You will start receiving updates right here in your inbox, whenever I find enough things that I love to warrant a collection.
To avoid these going to your spam, drag to your primary inbox or hit reply and say hello.
Thanks for stopping by.
Joshua Rose
Love and peace to all bands. It’s a struggle. Life’s a struggle. And Monday morning may be a struggle for a lot of you. In a job that you despise. Working for a boss that you despise. A slave to money then we die. God bless ya.
Solomun, the D.J. Who Keeps Ibiza Dancing
An enchanting look at the life of a prolific electronic music artist known for his marathon dj sets.
“Midsummer in Ibiza, ten minutes to midnight. At a long table in the dimly lit garden of Can Domingo, a restaurant in the southern hills, two dozen people picked over the remains of a generous dinner: ravioli, veal Milanese, caponata. Gerd Janson, a forty-five-year-old German d.j. with courtly manners, asked me if I wanted a little more fish. He was dressed like one of the Royal Tenenbaums, in a neck scarf and a white camp-collar shirt tucked into chinos. I was full, but he insisted. “The fish is so delicious—and it’s a long night,” he reminded me.”
I have always been fond of the striking parallels between electronic music and religion; church and dancefloor. A congregation of people brought together by a belief in something larger than themselves that is intangible in its beauty. A yearning for belonging and the need to feel…something. Anything. If this interests you I recommend reading the 2016 autobiography of Moby: Porcelain: A Memoir. From the horse's mouth, the tales of banging heads in the 90s golden era of electro-punk (think Chemical Brothers, Fatboy Slim, Prodigy) amuse. But it’s the deeper struggles of how a staunch Christian, vegan, animal rights activist living on the streets and abandoned parking lots of New York came to create one of the most nostalgic records of the last 50 years, that will take your breath away.
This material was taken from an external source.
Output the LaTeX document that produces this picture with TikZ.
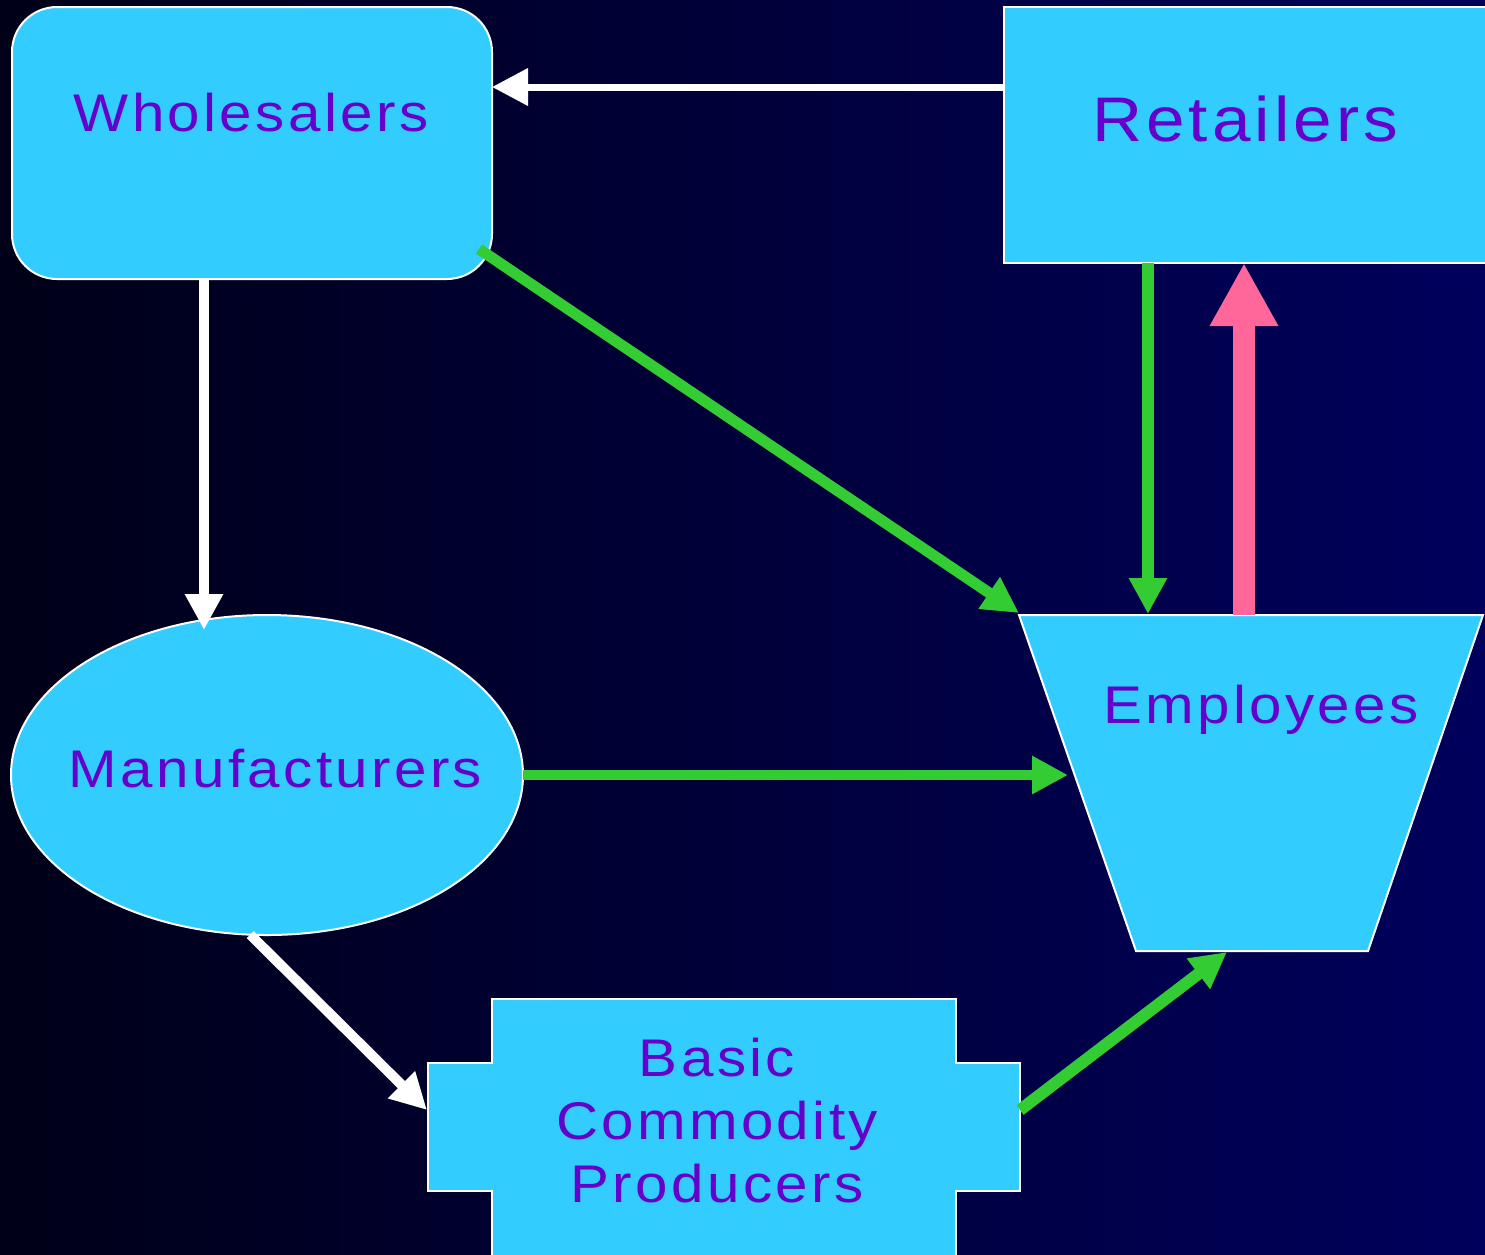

A little closer to (my) home, here is Solumun playing off an ironing board in a Melbourne living room. The story goes that after finishing a headline show, his Ibiza stamina kicked in and Mladen played on in a lucky punter’s living room, eventually calling it quits a cool 19 hours later.
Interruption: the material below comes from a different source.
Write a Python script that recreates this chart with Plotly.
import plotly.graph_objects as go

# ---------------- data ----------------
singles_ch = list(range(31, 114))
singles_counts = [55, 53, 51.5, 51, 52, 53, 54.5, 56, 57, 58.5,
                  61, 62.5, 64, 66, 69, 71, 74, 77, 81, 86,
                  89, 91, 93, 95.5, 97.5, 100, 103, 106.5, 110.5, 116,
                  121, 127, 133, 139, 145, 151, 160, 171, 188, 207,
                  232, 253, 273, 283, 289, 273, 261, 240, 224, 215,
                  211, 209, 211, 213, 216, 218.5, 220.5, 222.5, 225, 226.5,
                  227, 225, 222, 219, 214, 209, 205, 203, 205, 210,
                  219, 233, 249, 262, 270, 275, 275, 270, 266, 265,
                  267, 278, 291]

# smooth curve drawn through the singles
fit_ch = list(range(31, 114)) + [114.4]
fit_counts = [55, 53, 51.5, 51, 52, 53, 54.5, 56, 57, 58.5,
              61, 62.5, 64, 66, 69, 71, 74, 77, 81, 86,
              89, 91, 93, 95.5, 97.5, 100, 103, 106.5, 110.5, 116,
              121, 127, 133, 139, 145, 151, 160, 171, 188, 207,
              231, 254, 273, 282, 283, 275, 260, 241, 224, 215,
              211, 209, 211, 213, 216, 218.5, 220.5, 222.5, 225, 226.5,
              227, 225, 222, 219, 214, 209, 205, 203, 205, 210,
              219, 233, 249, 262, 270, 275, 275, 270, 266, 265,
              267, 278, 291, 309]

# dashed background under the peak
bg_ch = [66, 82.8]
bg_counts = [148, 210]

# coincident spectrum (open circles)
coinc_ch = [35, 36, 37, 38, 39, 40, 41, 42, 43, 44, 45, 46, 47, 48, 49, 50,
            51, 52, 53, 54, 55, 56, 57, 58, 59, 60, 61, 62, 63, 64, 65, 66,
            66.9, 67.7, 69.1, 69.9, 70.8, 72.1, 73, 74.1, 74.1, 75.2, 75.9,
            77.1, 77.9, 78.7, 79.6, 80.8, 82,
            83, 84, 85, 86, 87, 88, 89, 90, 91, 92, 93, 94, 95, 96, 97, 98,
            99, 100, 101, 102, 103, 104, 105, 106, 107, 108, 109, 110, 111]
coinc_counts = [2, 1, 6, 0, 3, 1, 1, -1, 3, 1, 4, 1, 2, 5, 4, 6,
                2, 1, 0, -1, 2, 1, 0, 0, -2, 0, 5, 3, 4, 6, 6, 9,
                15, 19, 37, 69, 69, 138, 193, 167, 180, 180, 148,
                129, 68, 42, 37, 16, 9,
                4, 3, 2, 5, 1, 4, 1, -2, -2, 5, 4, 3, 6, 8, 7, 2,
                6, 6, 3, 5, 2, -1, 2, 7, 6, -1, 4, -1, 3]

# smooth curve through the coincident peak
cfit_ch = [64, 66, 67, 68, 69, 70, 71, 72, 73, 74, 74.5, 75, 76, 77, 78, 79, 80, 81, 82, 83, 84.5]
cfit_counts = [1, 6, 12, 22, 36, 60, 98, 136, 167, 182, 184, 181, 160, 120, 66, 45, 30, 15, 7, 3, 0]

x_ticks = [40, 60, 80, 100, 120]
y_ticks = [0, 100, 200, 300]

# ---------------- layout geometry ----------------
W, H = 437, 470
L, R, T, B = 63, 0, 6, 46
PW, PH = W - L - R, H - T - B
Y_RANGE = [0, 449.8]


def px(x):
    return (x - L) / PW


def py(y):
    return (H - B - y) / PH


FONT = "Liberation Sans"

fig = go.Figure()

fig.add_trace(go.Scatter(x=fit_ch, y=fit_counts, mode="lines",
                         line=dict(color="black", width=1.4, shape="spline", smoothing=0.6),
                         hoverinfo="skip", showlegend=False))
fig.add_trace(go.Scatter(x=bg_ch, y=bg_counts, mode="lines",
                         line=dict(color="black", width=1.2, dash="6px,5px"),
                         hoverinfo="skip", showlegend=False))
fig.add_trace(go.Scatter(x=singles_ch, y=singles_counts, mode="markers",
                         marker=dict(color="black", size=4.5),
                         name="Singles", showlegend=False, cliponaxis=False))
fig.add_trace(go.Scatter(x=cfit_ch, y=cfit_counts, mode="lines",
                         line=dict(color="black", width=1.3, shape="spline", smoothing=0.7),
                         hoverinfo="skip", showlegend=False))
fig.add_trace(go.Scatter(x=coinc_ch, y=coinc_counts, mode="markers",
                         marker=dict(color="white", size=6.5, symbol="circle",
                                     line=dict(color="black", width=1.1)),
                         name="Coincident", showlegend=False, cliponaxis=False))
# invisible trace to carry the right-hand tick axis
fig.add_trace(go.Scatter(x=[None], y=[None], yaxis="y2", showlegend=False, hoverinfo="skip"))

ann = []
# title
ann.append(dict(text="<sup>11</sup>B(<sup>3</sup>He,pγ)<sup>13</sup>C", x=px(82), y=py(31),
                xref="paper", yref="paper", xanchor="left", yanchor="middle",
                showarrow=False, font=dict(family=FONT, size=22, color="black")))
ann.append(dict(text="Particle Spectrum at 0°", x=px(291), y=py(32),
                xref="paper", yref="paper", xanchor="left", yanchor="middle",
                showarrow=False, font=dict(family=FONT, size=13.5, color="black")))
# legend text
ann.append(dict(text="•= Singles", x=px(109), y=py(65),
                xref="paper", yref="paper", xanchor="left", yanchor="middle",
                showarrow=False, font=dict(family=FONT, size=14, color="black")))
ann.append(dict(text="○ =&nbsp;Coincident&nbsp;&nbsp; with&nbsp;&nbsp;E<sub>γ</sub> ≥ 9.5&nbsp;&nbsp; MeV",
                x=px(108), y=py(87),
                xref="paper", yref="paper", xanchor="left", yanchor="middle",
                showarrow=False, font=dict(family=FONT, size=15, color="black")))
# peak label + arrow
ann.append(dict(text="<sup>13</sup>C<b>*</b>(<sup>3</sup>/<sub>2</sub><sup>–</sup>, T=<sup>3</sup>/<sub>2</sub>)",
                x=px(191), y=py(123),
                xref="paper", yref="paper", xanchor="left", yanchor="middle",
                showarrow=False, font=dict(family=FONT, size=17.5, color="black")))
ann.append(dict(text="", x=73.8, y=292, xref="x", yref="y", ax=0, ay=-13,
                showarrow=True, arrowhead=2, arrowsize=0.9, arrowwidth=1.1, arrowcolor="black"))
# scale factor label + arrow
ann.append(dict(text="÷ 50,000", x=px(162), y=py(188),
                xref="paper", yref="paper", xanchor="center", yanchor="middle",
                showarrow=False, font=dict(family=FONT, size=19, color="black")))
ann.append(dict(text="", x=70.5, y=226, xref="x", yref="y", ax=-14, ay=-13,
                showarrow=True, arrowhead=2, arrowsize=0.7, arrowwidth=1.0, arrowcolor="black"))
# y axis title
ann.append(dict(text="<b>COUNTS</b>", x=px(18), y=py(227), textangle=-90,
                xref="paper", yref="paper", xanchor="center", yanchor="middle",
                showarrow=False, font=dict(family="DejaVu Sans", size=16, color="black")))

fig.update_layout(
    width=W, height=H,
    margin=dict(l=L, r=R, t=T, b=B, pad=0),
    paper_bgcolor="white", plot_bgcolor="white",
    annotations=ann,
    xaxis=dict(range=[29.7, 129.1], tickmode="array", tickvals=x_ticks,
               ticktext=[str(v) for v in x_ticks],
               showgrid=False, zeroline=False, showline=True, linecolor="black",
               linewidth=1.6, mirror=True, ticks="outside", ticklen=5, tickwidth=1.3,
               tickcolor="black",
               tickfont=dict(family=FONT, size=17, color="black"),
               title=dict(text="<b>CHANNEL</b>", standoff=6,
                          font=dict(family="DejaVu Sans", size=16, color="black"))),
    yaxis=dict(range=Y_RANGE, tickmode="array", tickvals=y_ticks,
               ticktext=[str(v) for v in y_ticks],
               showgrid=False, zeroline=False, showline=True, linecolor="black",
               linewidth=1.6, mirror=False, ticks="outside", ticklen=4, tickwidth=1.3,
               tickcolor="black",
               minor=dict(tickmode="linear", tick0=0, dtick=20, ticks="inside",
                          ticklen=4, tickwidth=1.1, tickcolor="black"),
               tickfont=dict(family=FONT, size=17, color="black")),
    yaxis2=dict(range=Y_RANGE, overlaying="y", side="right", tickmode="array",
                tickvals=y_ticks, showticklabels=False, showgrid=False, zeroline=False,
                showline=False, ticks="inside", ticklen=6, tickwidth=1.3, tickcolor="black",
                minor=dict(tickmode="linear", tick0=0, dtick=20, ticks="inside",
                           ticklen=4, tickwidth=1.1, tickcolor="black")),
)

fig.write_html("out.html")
Ah yes, the art of The New Yorker profile. A most loved medium. Here’s another that recently sucked me in and flawed me completely.
I once asked Wolff what attracted people to Formula 1. “It’s an alpha-male thing. You want to beat the other guy,” he replied. “It’s very archaic.” About a thousand people work exclusively for the Mercedes team. (Another thousand or so make Formula 1 engines, which Mercedes supplies to three other teams.) At the start of the 2021 season, Wolff sent an all-staff e-mail asking employees—everyone from aerodynamicists to catering staff—to find out who their opposite number was at Red Bull. “Look at him/her every day,” Wolff wrote. “Put the picture right in front of you so you know whom to beat.”
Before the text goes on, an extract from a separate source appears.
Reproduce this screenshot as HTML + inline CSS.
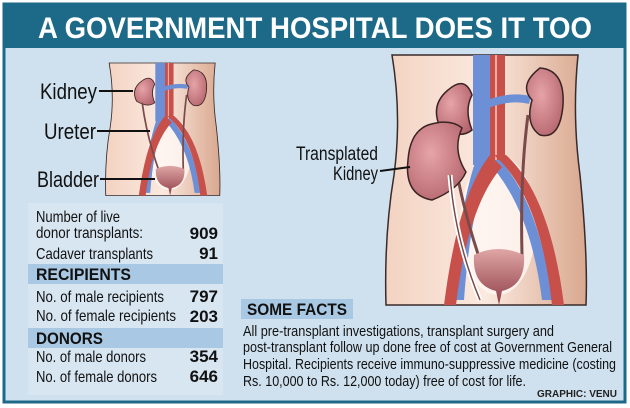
<!DOCTYPE html>
<html><head><meta charset="utf-8"><style>
html,body{margin:0;padding:0;background:#fff}
svg{display:block}
text{font-family:"Liberation Sans",sans-serif}
</style></head><body>
<svg width="630" height="408" viewBox="0 0 630 408" xmlns="http://www.w3.org/2000/svg">
<defs>
<linearGradient id="skin" x1="0" x2="1" y1="0" y2="0">
<stop offset="0" stop-color="#f3d3c2"/><stop offset="0.5" stop-color="#fbe9df"/><stop offset="1" stop-color="#d9a88f"/>
</linearGradient>
<radialGradient id="kid" cx="0.4" cy="0.4" r="0.7">
<stop offset="0" stop-color="#e6a4a8"/><stop offset="1" stop-color="#b4646c"/>
</radialGradient>
<linearGradient id="bl" x1="0" x2="0" y1="0" y2="1">
<stop offset="0" stop-color="#e0a6a6"/><stop offset="1" stop-color="#8f3f48"/>
</linearGradient>
<g id="body">
<path d="M2,0 L188,0 Q182,60 190,120 Q198,200 196,250 L-4,250 Q-6,180 4,120 Q12,60 2,0Z" fill="url(#skin)" stroke="#3a2a2a" stroke-width="1.5"/>
<ellipse cx="108" cy="170" rx="38" ry="70" fill="#fff8f4" opacity="0.8"/>
<rect x="83" y="0" width="17" height="110" fill="#6d8fd6"/>
<rect x="100" y="0" width="15" height="110" fill="#c8504a"/>
<line x1="106" y1="0" x2="106" y2="110" stroke="#f2a9a0" stroke-width="2"/>
<path d="M86,105 Q70,150 62,245 L74,245 Q80,160 98,112Z" fill="#6d8fd6"/>
<path d="M96,105 Q140,150 152,245 L162,245 Q150,150 110,105Z" fill="#6d8fd6"/>
<path d="M100,100 Q68,140 54,250 L66,250 Q78,150 112,112Z" fill="#c8504a"/>
<path d="M104,100 Q150,140 162,250 L174,250 Q160,140 116,100Z" fill="#c8504a"/>
<path d="M95,50 Q120,40 140,45" stroke="#6d8fd6" stroke-width="8" fill="none"/>
<path d="M58,35 Q75,20 82,40 Q74,55 82,75 Q70,85 50,72 Q40,50 58,35Z" fill="url(#kid)" stroke="#3a2424" stroke-width="1.5"/>
<path d="M150,13 Q175,15 173,50 Q170,85 150,80 Q135,70 142,45 Q128,30 150,13Z" fill="url(#kid)" stroke="#3a2424" stroke-width="1.5"/>
<path d="M138,60 Q130,120 132,200" stroke="#7a4a4a" stroke-width="3" fill="none"/>
<path d="M60,75 Q68,140 90,205" stroke="#7a4a4a" stroke-width="3" fill="none"/>
<path d="M84,200 Q108,188 134,200 Q136,230 112,236 L109,250 L106,236 Q82,230 84,200Z" fill="url(#bl)"/>
</g>
</defs>
<rect x="0" y="0" width="630" height="408" fill="#fff"/>
<rect x="4" y="4" width="621" height="398" fill="#cfe1ef" stroke="#1d6a88" stroke-width="3"/>
<rect x="5" y="5" width="619" height="43" fill="#1d6a88"/>
<text x="315" y="38" text-anchor="middle" font-weight="bold" font-size="30" fill="#fff" textLength="554" lengthAdjust="spacingAndGlyphs">A GOVERNMENT HOSPITAL DOES IT TOO</text>

<use href="#body" transform="translate(108,63) scale(0.57,0.53)"/>
<use href="#body" transform="translate(390,55)"/>
<path d="M428,125 Q450,118 462,128 Q452,150 466,172 Q458,190 432,200 Q404,195 408,160 Q410,132 428,125Z" fill="url(#kid)" stroke="#3a2424" stroke-width="1.5"/>
<path d="M450,175 Q455,240 480,300" stroke="#fff" stroke-width="5" fill="none"/>
<path d="M450,175 Q455,240 480,300" stroke="#7a4a4a" stroke-width="1.5" fill="none"/>
<line x1="380" y1="171" x2="410" y2="167" stroke="#111" stroke-width="2"/>
<text x="296" y="160" font-size="19" fill="#111" textLength="82" lengthAdjust="spacingAndGlyphs">Transplated</text>
<text x="333" y="180" font-size="19" fill="#111" textLength="45" lengthAdjust="spacingAndGlyphs">Kidney</text>

<g font-size="22" fill="#111">
<text x="40" y="99" textLength="57" lengthAdjust="spacingAndGlyphs">Kidney</text>
<text x="44" y="139" textLength="52" lengthAdjust="spacingAndGlyphs">Ureter</text>
<text x="37" y="187" textLength="62" lengthAdjust="spacingAndGlyphs">Bladder</text>
</g>
<g stroke="#111" stroke-width="2">
<line x1="99" y1="91" x2="133" y2="91"/>
<line x1="97" y1="131" x2="150" y2="131"/>
<line x1="100" y1="179" x2="155" y2="179"/>
</g>

<rect x="28" y="203" width="195" height="192" fill="#d8e6f2"/>
<rect x="28" y="264" width="195" height="20" fill="#a9c8e4"/>
<rect x="28" y="328" width="195" height="20" fill="#a9c8e4"/>
<g font-size="16" fill="#111">
<text x="36" y="222" textLength="84" lengthAdjust="spacingAndGlyphs">Number of live</text>
<text x="36" y="238" textLength="107" lengthAdjust="spacingAndGlyphs">donor transplants:</text>
<text x="36" y="259" textLength="117" lengthAdjust="spacingAndGlyphs">Cadaver transplants</text>
<text x="36" y="302" textLength="128" lengthAdjust="spacingAndGlyphs">No. of male recipients</text>
<text x="36" y="321" textLength="140" lengthAdjust="spacingAndGlyphs">No. of female recipients</text>
<text x="36" y="362" textLength="110" lengthAdjust="spacingAndGlyphs">No. of male donors</text>
<text x="36" y="382" textLength="121" lengthAdjust="spacingAndGlyphs">No. of female donors</text>
</g>
<g font-weight="bold" font-size="17" fill="#111" text-anchor="end">
<text x="218" y="239">909</text>
<text x="218" y="259">91</text>
<text x="218" y="302">797</text>
<text x="218" y="322">203</text>
<text x="218" y="362">354</text>
<text x="218" y="382">646</text>
</g>
<g font-weight="bold" font-size="17" fill="#111">
<text x="36" y="280" textLength="95" lengthAdjust="spacingAndGlyphs">RECIPIENTS</text>
<text x="36" y="344" textLength="67" lengthAdjust="spacingAndGlyphs">DONORS</text>
</g>
<rect x="241" y="299" width="112" height="20" fill="#a9c8e4"/>
<text x="247" y="315" font-weight="bold" font-size="17" fill="#111" textLength="100" lengthAdjust="spacingAndGlyphs">SOME FACTS</text>
<g font-size="15" fill="#111">
<text x="243" y="336" textLength="311" lengthAdjust="spacingAndGlyphs">All pre-transplant investigations, transplant surgery and</text>
<text x="243" y="352" textLength="369" lengthAdjust="spacingAndGlyphs">post-transplant follow up done free of cost at Government General</text>
<text x="243" y="369" textLength="373" lengthAdjust="spacingAndGlyphs">Hospital. Recipients receive immuno-suppressive medicine (costing</text>
<text x="243" y="386" textLength="283" lengthAdjust="spacingAndGlyphs">Rs. 10,000 to Rs. 12,000 today) free of cost for life.</text>
</g>
<text x="617" y="397" text-anchor="end" font-weight="bold" font-size="10" fill="#222">GRAPHIC: VENU</text>
</svg>
</body></html>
“Emma is not a person; Emma is a place that you get stuck in; Emma is a pain that you cannot erase.” ― Justin Vernon
Blocking and Staging: the unspoken dance between actor and camera. How Kubrick, Spielberg and Inarritu Stage their Scenes.
The first CD single I ever bought was Until the End of Time by Tupac Shakur. My parents did not approve of the profanity. But it was too late for me, the hip hop genie was out of the bottle and would not be returned. My mum did however approve of my interest in poetry as music, and bought for me Tupac’s book of poems: The Rose that Grew From Concrete. Spoken poetry in hip hop has caught my ear ever since. Here is the mother of British introspective rapper Loyle Carner’s, on the last track of his tremendous 2019 album Not Waving, But Drowning.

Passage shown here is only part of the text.